Dataset content
* * *

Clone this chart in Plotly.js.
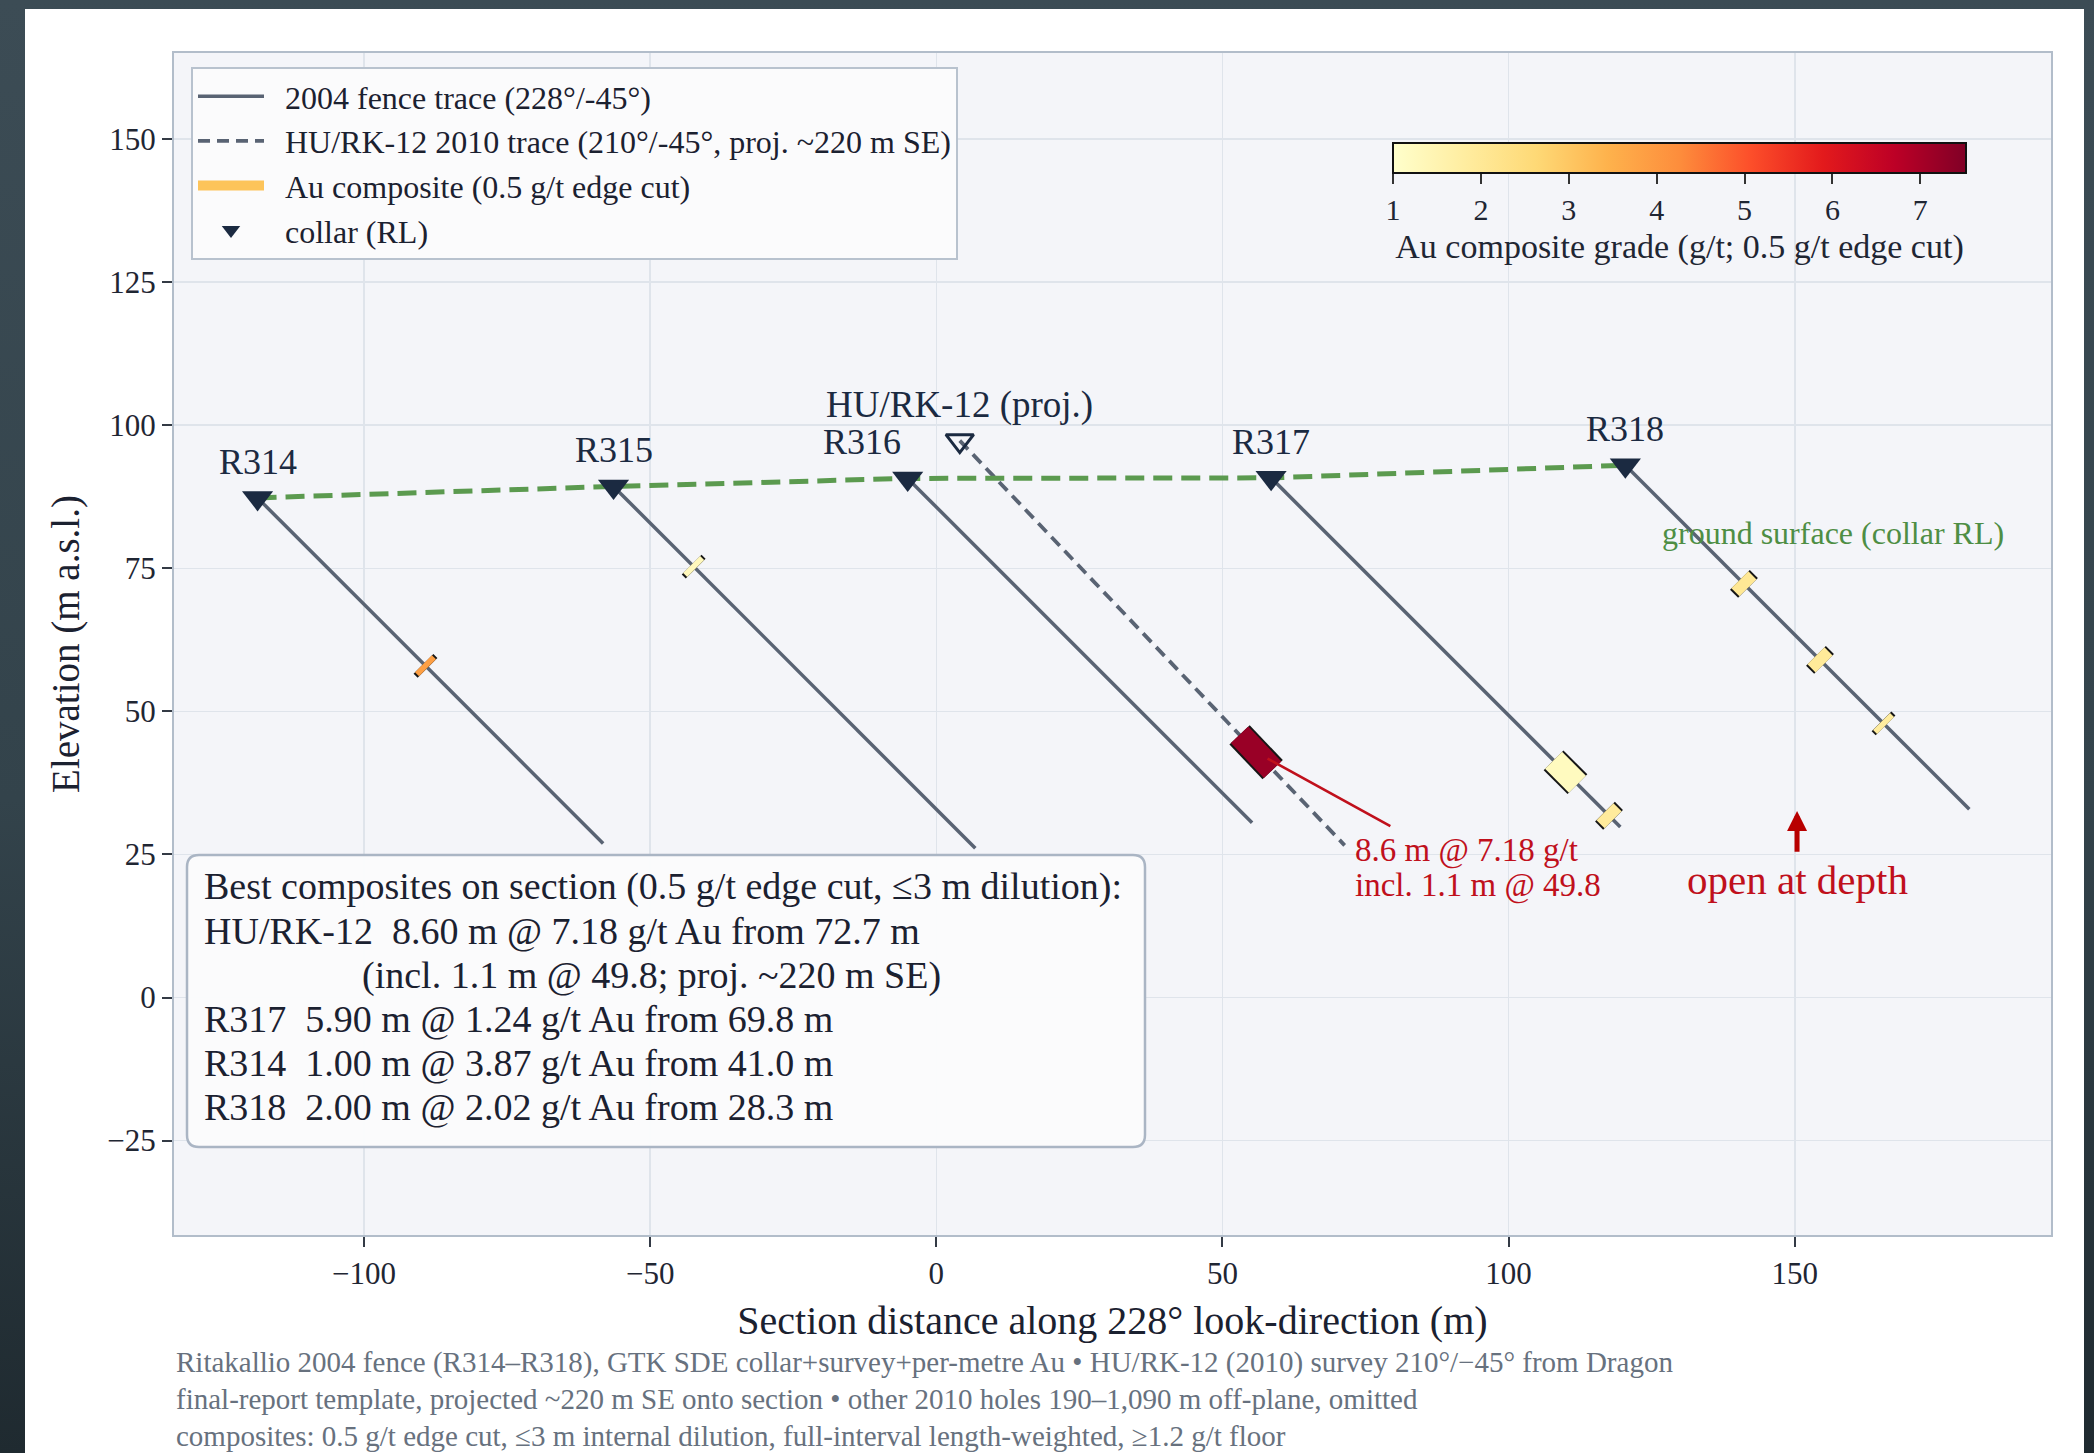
<!DOCTYPE html>
<html><head><meta charset="utf-8">
<script src="https://cdn.plot.ly/plotly-3.0.1.min.js"></script>
<style>
html,body{margin:0;padding:0;width:2094px;height:1453px;overflow:hidden;background:linear-gradient(180deg,#3c4c55 0%,#33434b 55%,#1f2a30 100%);}
#card{position:absolute;left:25px;top:9px;width:2059px;height:1444px;background:#ffffff;}
#chart{width:2059px;height:1444px;}
</style></head>
<body><div id="card"><div id="chart"></div></div>
<script>
// ---------------- data ----------------
const sectionAzimuth = 228;

const holeNames    = ['R314', 'R315', 'R316', 'R317', 'R318'];
const holeSectionX = [-118.6, -56.4, -5.0, 58.5, 120.4];
const holeCollarRL = [87.3, 89.3, 90.7, 90.8, 93.0];
const holeEOH      = [85.4, 89.4, 85.1, 86.3, 85.0];
const holeAzimuth  = [228, 228, 228, 228, 228];
const holeDip      = [-45, -45, -45, -45, -45];

const huName     = 'HU/RK-12';
const huSectionX = 4.1;
const huCollarRL = 97.3;
const huEOH      = 100.0;
const huAzimuth  = 210;
const huDip      = -45;

const compHole  = ['R314', 'R315', 'HU/RK-12', 'R317', 'R317', 'R318', 'R318', 'R318'];
const compFrom  = [41.0, 19.3, 72.7, 69.8, 82.5, 28.3, 47.1, 63.3];
const compTo    = [42.0, 20.3, 81.3, 75.7, 84.5, 30.3, 49.1, 64.3];
const compGrade = [3.87, 1.30, 7.18, 1.24, 1.90, 2.02, 1.95, 1.85];

const bestComposites = [2, 3, 0, 5];   // indices into the composite arrays, in box order
const bestNote = '(incl. 1.1 m @ 49.8; proj. ~220 m SE)';
const huInclude = 'incl. 1.1 m @ 49.8';

const gradeTicks = [1, 2, 3, 4, 5, 6, 7];
const gradeMin = 1, gradeMax = 7.52;

const legendNames = ['2004 fence trace (228\u00b0/-45\u00b0)',
                     'HU/RK-12 2010 trace (210\u00b0/-45\u00b0, proj. ~220 m SE)',
                     'Au composite (0.5 g/t edge cut)',
                     'collar (RL)'];

const captionLines = [
  'Ritakallio 2004 fence (R314\u2013R318), GTK SDE collar+survey+per-metre Au \u2022 HU/RK-12 (2010) survey 210\u00b0/\u221245\u00b0 from Dragon',
  'final-report template, projected ~220 m SE onto section \u2022 other 2010 holes 190\u20131,090 m off-plane, omitted',
  'composites: 0.5 g/t edge cut, \u22643 m internal dilution, full-interval length-weighted, \u22651.2 g/t floor'
];

// ---------------- styling ----------------
const FONT = 'Liberation Serif, DejaVu Serif, serif';
const NAVY = '#1b2a41';
const TRACE = '#596373';
const GREEN = '#5b9a4f';
const RED = '#c0101c';
const ylOrRd = [[0,'#ffffcc'],[0.125,'#ffeda0'],[0.25,'#fed976'],[0.375,'#feb24c'],[0.5,'#fd8d3c'],
                [0.625,'#fc4e2a'],[0.75,'#e31a1c'],[0.875,'#bd0026'],[1,'#800026']];

const W = 2059, H = 1444;
const M = {l:149, r:33, t:44, b:218};
const PW = W - M.l - M.r, PH = H - M.t - M.b;
const PX_PER_M = 5.723;
const xRange = [-133.2, -133.2 + PW / PX_PER_M];
const yRange = [-41.5, -41.5 + PH / PX_PER_M];
const px2x = px => (px - M.l) / PW;          // div px -> paper x
const py2y = py => 1 - (py - M.t) / PH;      // div px -> paper y
const GAP = '\u00a0\u00a0';

function hex2rgb(h){ return [1,3,5].map(i => parseInt(h.substr(i,2),16)); }
function gradeColor(g){
  const t = Math.max(0, Math.min(1, (g - gradeMin) / (gradeMax - gradeMin)));
  for (let i = 1; i < ylOrRd.length; i++){
    if (t <= ylOrRd[i][0]){
      const a = ylOrRd[i-1], b = ylOrRd[i];
      const f = (t - a[0]) / (b[0] - a[0]);
      const ca = hex2rgb(a[1]), cb = hex2rgb(b[1]);
      const c = ca.map((v,k) => Math.round(v + (cb[k]-v)*f));
      return 'rgb(' + c.join(',') + ')';
    }
  }
  return ylOrRd[ylOrRd.length-1][1];
}
// downhole depth -> section coordinates (straight hole, projected onto the section)
function downhole(cx, rl, az, dip, d){
  const r = Math.PI / 180;
  const h = d * Math.cos(dip*r) * Math.cos((az - sectionAzimuth)*r);
  const v = d * Math.sin(dip*r);
  return [cx + h, rl + v];
}
function holeGeom(name){
  if (name === huName) return [huSectionX, huCollarRL, huAzimuth, huDip];
  const i = holeNames.indexOf(name);
  return [holeSectionX[i], holeCollarRL[i], holeAzimuth[i], holeDip[i]];
}

const traces = [];

// 2004 fence traces
const fx = [], fy = [];
holeNames.forEach((n, i) => {
  const a = downhole(holeSectionX[i], holeCollarRL[i], holeAzimuth[i], holeDip[i], 0);
  const b = downhole(holeSectionX[i], holeCollarRL[i], holeAzimuth[i], holeDip[i], holeEOH[i]);
  fx.push(a[0], b[0], null); fy.push(a[1], b[1], null);
});
traces.push({type:'scatter', mode:'lines', x:fx, y:fy, name:GAP + legendNames[0],
  line:{color:TRACE, width:3.5}, hoverinfo:'skip', legendrank:1});

// HU/RK-12 projected trace
{
  const a = downhole(huSectionX, huCollarRL, huAzimuth, huDip, 0);
  const b = downhole(huSectionX, huCollarRL, huAzimuth, huDip, huEOH);
  traces.push({type:'scatter', mode:'lines', x:[a[0], b[0]], y:[a[1], b[1]], name:GAP + legendNames[1],
    line:{color:TRACE, width:3.8, dash:'12px,7px'}, hoverinfo:'skip', legendrank:2});
}

// ground surface (collar RL)
traces.push({type:'scatter', mode:'lines', x:holeSectionX, y:holeCollarRL, showlegend:false,
  line:{color:GREEN, width:5, dash:'19px,9px'}, hoverinfo:'skip'});

// composites
const cx = [], cy = [];
compHole.forEach((h, i) => {
  const g = holeGeom(h);
  const a = downhole(g[0], g[1], g[2], g[3], compFrom[i]);
  const b = downhole(g[0], g[1], g[2], g[3], compTo[i]);
  const m = downhole(g[0], g[1], g[2], g[3], (compFrom[i] + compTo[i]) / 2);
  cx.push(m[0]); cy.push(m[1]);
  traces.push({type:'scatter', mode:'lines', x:[a[0], b[0]], y:[a[1], b[1]], showlegend:false,
    line:{color:'#161616', width:28}, hoverinfo:'skip'});
  traces.push({type:'scatter', mode:'lines', x:[a[0], b[0]], y:[a[1], b[1]], showlegend:false,
    line:{color:gradeColor(compGrade[i]), width:24}, hoverinfo:'skip'});
});

// legend proxy for composites
traces.push({type:'scatter', mode:'lines', x:[null], y:[null], name:GAP + legendNames[2],
  line:{color:'#fdc45a', width:18}, hoverinfo:'skip', legendrank:3});

// collars
traces.push({type:'scatter', mode:'markers', x:holeSectionX, y:holeCollarRL, name:GAP + legendNames[3],
  marker:{symbol:'triangle-down', size:27, color:NAVY, line:{width:0}}, hoverinfo:'skip', legendrank:4});
traces.push({type:'scatter', mode:'markers', x:[huSectionX], y:[huCollarRL], showlegend:false,
  marker:{symbol:'triangle-down-open', size:24, color:NAVY, line:{width:3, color:NAVY}}, hoverinfo:'skip'});

// colour scale carrier (composite centres, invisible)
traces.push({type:'scatter', mode:'markers', x:cx, y:cy, showlegend:false, hoverinfo:'skip',
  marker:{size:1, opacity:0, color:compGrade, cmin:gradeMin, cmax:gradeMax, colorscale:ylOrRd, showscale:true,
    colorbar:{orientation:'h', x:px2x(1368), xanchor:'left', y:py2y(134), yanchor:'top',
      len:573, lenmode:'pixels', thickness:30, thicknessmode:'pixels', xpad:0, ypad:0,
      outlinewidth:2, outlinecolor:'#111', tickvals:gradeTicks, ticks:'outside', ticklen:10, tickwidth:2,
      tickcolor:'#333', tickfont:{family:FONT, size:30, color:'#1f2633'},
      title:{text:'Au composite grade (g/t; 0.5 g/t edge cut)', side:'bottom', font:{family:FONT, size:34, color:'#1f2633'}}}}});

// ---------------- annotations ----------------
const ann = [];
holeNames.forEach((n, i) => {
  ann.push({x:holeSectionX[i], y:holeCollarRL[i], text:n, showarrow:false, yshift:36,
    xshift: n === 'R316' ? -46 : 0, font:{family:FONT, size:36, color:NAVY}});
});
ann.push({x:huSectionX, y:huCollarRL, text:huName + ' (proj.)', showarrow:false, yshift:36,
  font:{family:FONT, size:37, color:NAVY}});
ann.push({x:156.7, y:81.1, text:'ground surface (collar RL)', showarrow:false,
  font:{family:FONT, size:32, color:'#4e8e44'}});

// callout to HU/RK-12 composite
const huIdx = compHole.indexOf(huName);
ann.push({x:cx[huIdx] + 2.0, y:cy[huIdx] - 1.1, ax:79.6, ay:29.8, axref:'x', ayref:'y', text:'',
  showarrow:true, arrowhead:0, arrowwidth:2.6, arrowcolor:RED});
ann.push({x:72.8, y:25.6, xanchor:'left', yanchor:'middle', align:'left', showarrow:false,
  text:(compTo[huIdx]-compFrom[huIdx]).toFixed(1) + ' m @ ' + compGrade[huIdx].toFixed(2) + ' g/t',
  font:{family:FONT, size:33, color:RED}});
ann.push({x:72.8, y:19.6, xanchor:'left', yanchor:'middle', align:'left', showarrow:false,
  text:huInclude, font:{family:FONT, size:33, color:RED}});

// open at depth
ann.push({x:150.4, y:32.6, ax:150.4, ay:25.2, axref:'x', ayref:'y', text:'', showarrow:true,
  arrowhead:2, arrowsize:0.8, arrowwidth:5, arrowcolor:'#b80000'});
ann.push({x:150.4, y:20.5, text:'open at depth', showarrow:false, font:{family:FONT, size:41, color:RED}});

// best composites box
const boxLines = [
  {t:'Best composites on section (0.5 g/t edge cut, \u22643 m dilution):', indent:0}
];
bestComposites.forEach(i => {
  boxLines.push({t:compHole[i] + GAP + (compTo[i]-compFrom[i]).toFixed(2) + ' m @ ' +
    compGrade[i].toFixed(2) + ' g/t Au from ' + compFrom[i].toFixed(1) + ' m', indent:0});
  if (compHole[i] === huName) boxLines.push({t:bestNote, indent:158});
});
const boxL = 162, boxR = 1120, boxT = 846, boxB = 1138, lineY0 = 877.8, lineDY = 44.1;
boxLines.forEach((ln, k) => {
  ann.push({xref:'paper', yref:'paper', x:px2x(177 + ln.indent), y:py2y(lineY0 + k*lineDY),
    xanchor:'left', yanchor:'middle', align:'left', showarrow:false, text:ln.t,
    font:{family:FONT, size:38, color:'#1b2130'}});
});

// caption
captionLines.forEach((c, k) => {
  ann.push({xref:'paper', yref:'paper', x:px2x(149), y:py2y(1353 + k*37), xanchor:'left', yanchor:'middle',
    align:'left', showarrow:false, text:c, font:{family:FONT, size:29, color:'#67717e'}});
});

// rounded box shape
function roundRect(x0, y0, x1, y1, r){
  const X = v => px2x(v).toFixed(5), Y = v => py2y(v).toFixed(5);
  return 'M' + X(x0+r) + ',' + Y(y0) + ' L' + X(x1-r) + ',' + Y(y0) + ' Q' + X(x1) + ',' + Y(y0) + ' ' + X(x1) + ',' + Y(y0+r) +
    ' L' + X(x1) + ',' + Y(y1-r) + ' Q' + X(x1) + ',' + Y(y1) + ' ' + X(x1-r) + ',' + Y(y1) +
    ' L' + X(x0+r) + ',' + Y(y1) + ' Q' + X(x0) + ',' + Y(y1) + ' ' + X(x0) + ',' + Y(y1-r) +
    ' L' + X(x0) + ',' + Y(y0+r) + ' Q' + X(x0) + ',' + Y(y0) + ' ' + X(x0+r) + ',' + Y(y0) + ' Z';
}
const shapes = [
  {type:'path', xref:'paper', yref:'paper', path:roundRect(boxL, boxT, boxR, boxB, 12),
   fillcolor:'rgba(251,251,252,0.97)', line:{color:'#aab5c4', width:2.5}, layer:'above'}
];

const layout = {
  width:W, height:H, margin:M,
  paper_bgcolor:'#ffffff', plot_bgcolor:'#f4f5f9',
  font:{family:FONT, color:'#1f2633'},
  showlegend:true,
  legend:{x:px2x(166), y:py2y(58), xanchor:'left', yanchor:'top', bgcolor:'#fbfbfc',
    bordercolor:'#b8c2ce', borderwidth:2, font:{family:FONT, size:32, color:'#1b2130'},
    itemwidth:66, tracegroupgap:0},
  xaxis:{range:xRange, dtick:50, tick0:0, showgrid:true, gridcolor:'#dfe4eb', gridwidth:1.5, zeroline:false,
    showline:true, mirror:true, linecolor:'#b2bdca', linewidth:2, ticks:'outside', ticklen:10, tickwidth:2,
    tickcolor:'#333a45', tickfont:{family:FONT, size:31, color:'#1f2633'},
    title:{text:'Section distance along 228\u00b0 look-direction (m)', font:{family:FONT, size:40, color:'#1b2130'}, standoff:16}},
  yaxis:{range:yRange, dtick:25, tick0:0, showgrid:true, gridcolor:'#dfe4eb', gridwidth:1.5, zeroline:false,
    showline:true, mirror:true, linecolor:'#b2bdca', linewidth:2, ticks:'outside', ticklen:10, tickwidth:2,
    tickcolor:'#333a45', tickfont:{family:FONT, size:31, color:'#1f2633'},
    title:{text:'Elevation (m a.s.l.)', font:{family:FONT, size:39, color:'#1b2130'}, standoff:16}},
  annotations:ann,
  shapes:shapes
};

Plotly.newPlot('chart', traces, layout, {displayModeBar:false, staticPlot:true});
</script>
</body></html>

* * *

Instructions for the task
From the first line above down to the line with "const gradeMin = 1, gradeMax = 7.52;", reproduce every line and no others, omitting pictures.

Expected output
Clone this chart in Plotly.js.
<!DOCTYPE html>
<html><head><meta charset="utf-8">
<script src="https://cdn.plot.ly/plotly-3.0.1.min.js"></script>
<style>
html,body{margin:0;padding:0;width:2094px;height:1453px;overflow:hidden;background:linear-gradient(180deg,#3c4c55 0%,#33434b 55%,#1f2a30 100%);}
#card{position:absolute;left:25px;top:9px;width:2059px;height:1444px;background:#ffffff;}
#chart{width:2059px;height:1444px;}
</style></head>
<body><div id="card"><div id="chart"></div></div>
<script>
// ---------------- data ----------------
const sectionAzimuth = 228;

const holeNames    = ['R314', 'R315', 'R316', 'R317', 'R318'];
const holeSectionX = [-118.6, -56.4, -5.0, 58.5, 120.4];
const holeCollarRL = [87.3, 89.3, 90.7, 90.8, 93.0];
const holeEOH      = [85.4, 89.4, 85.1, 86.3, 85.0];
const holeAzimuth  = [228, 228, 228, 228, 228];
const holeDip      = [-45, -45, -45, -45, -45];

const huName     = 'HU/RK-12';
const huSectionX = 4.1;
const huCollarRL = 97.3;
const huEOH      = 100.0;
const huAzimuth  = 210;
const huDip      = -45;

const compHole  = ['R314', 'R315', 'HU/RK-12', 'R317', 'R317', 'R318', 'R318', 'R318'];
const compFrom  = [41.0, 19.3, 72.7, 69.8, 82.5, 28.3, 47.1, 63.3];
const compTo    = [42.0, 20.3, 81.3, 75.7, 84.5, 30.3, 49.1, 64.3];
const compGrade = [3.87, 1.30, 7.18, 1.24, 1.90, 2.02, 1.95, 1.85];

const bestComposites = [2, 3, 0, 5];   // indices into the composite arrays, in box order
const bestNote = '(incl. 1.1 m @ 49.8; proj. ~220 m SE)';
const huInclude = 'incl. 1.1 m @ 49.8';

const gradeTicks = [1, 2, 3, 4, 5, 6, 7];
const gradeMin = 1, gradeMax = 7.52;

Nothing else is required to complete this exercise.